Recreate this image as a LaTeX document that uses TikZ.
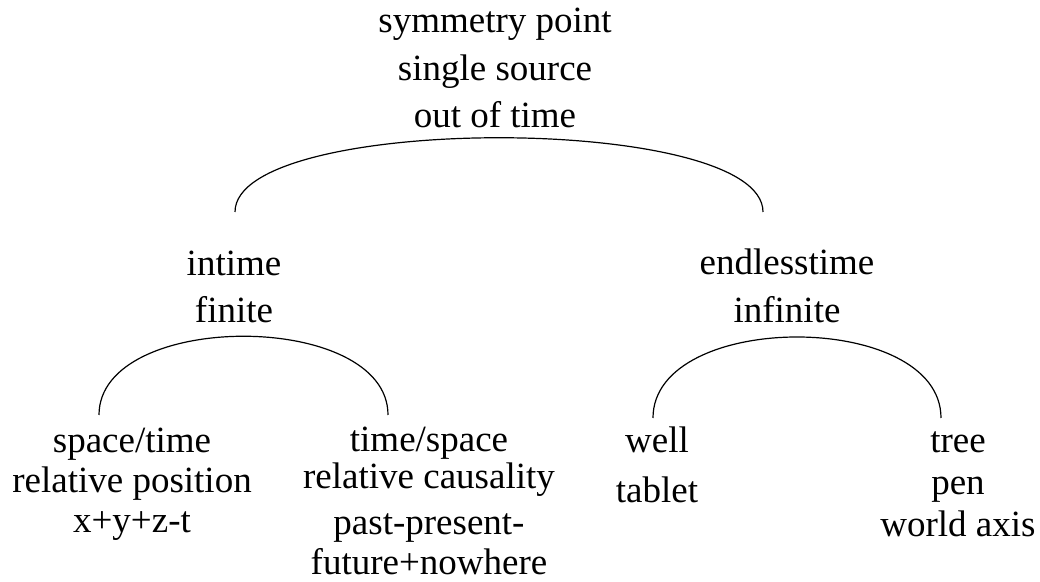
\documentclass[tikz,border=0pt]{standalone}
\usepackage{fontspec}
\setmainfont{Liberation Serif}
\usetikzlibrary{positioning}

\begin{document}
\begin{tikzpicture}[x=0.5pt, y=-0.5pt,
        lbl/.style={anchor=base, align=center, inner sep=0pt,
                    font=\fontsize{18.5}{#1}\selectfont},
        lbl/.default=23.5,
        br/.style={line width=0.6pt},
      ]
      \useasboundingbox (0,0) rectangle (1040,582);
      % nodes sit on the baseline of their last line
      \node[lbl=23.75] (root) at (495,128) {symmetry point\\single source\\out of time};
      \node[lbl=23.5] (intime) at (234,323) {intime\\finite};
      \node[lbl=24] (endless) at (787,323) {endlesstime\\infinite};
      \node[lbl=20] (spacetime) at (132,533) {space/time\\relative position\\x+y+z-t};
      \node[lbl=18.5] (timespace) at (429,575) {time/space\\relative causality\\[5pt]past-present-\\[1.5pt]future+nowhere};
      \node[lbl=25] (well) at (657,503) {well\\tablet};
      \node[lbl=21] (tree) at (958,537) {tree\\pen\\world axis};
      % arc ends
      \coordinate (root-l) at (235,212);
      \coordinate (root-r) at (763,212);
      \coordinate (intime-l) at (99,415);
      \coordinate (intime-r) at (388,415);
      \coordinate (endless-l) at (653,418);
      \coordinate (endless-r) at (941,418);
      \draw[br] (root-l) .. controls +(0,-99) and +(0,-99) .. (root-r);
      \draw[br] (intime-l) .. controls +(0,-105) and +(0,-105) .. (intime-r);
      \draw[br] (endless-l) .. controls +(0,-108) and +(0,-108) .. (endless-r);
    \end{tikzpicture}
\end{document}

○ ○ ○ ○

SHORT EXERCISE >> Reproduce the listing exactly. Leave its pictures out.

EXERCISE SOLUTION >>
Recreate this image as a LaTeX document that uses TikZ.
\documentclass[tikz,border=0pt]{standalone}
\usepackage{fontspec}
\setmainfont{Liberation Serif}
\usetikzlibrary{positioning}

\begin{document}
\begin{tikzpicture}[x=0.5pt, y=-0.5pt,
        lbl/.style={anchor=base, align=center, inner sep=0pt,
                    font=\fontsize{18.5}{#1}\selectfont},
        lbl/.default=23.5,
        br/.style={line width=0.6pt},
      ]
      \useasboundingbox (0,0) rectangle (1040,582);
      % nodes sit on the baseline of their last line
      \node[lbl=23.75] (root) at (495,128) {symmetry point\\single source\\out of time};
      \node[lbl=23.5] (intime) at (234,323) {intime\\finite};
      \node[lbl=24] (endless) at (787,323) {endlesstime\\infinite};
      \node[lbl=20] (spacetime) at (132,533) {space/time\\relative position\\x+y+z-t};
      \node[lbl=18.5] (timespace) at (429,575) {time/space\\relative causality\\[5pt]past-present-\\[1.5pt]future+nowhere};
      \node[lbl=25] (well) at (657,503) {well\\tablet};
      \node[lbl=21] (tree) at (958,537) {tree\\pen\\world axis};
      % arc ends
      \coordinate (root-l) at (235,212);
      \coordinate (root-r) at (763,212);
      \coordinate (intime-l) at (99,415);
      \coordinate (intime-r) at (388,415);
      \coordinate (endless-l) at (653,418);
      \coordinate (endless-r) at (941,418);
      \draw[br] (root-l) .. controls +(0,-99) and +(0,-99) .. (root-r);
      \draw[br] (intime-l) .. controls +(0,-105) and +(0,-105) .. (intime-r);
      \draw[br] (endless-l) .. controls +(0,-108) and +(0,-108) .. (endless-r);
    \end{tikzpicture}
\end{document}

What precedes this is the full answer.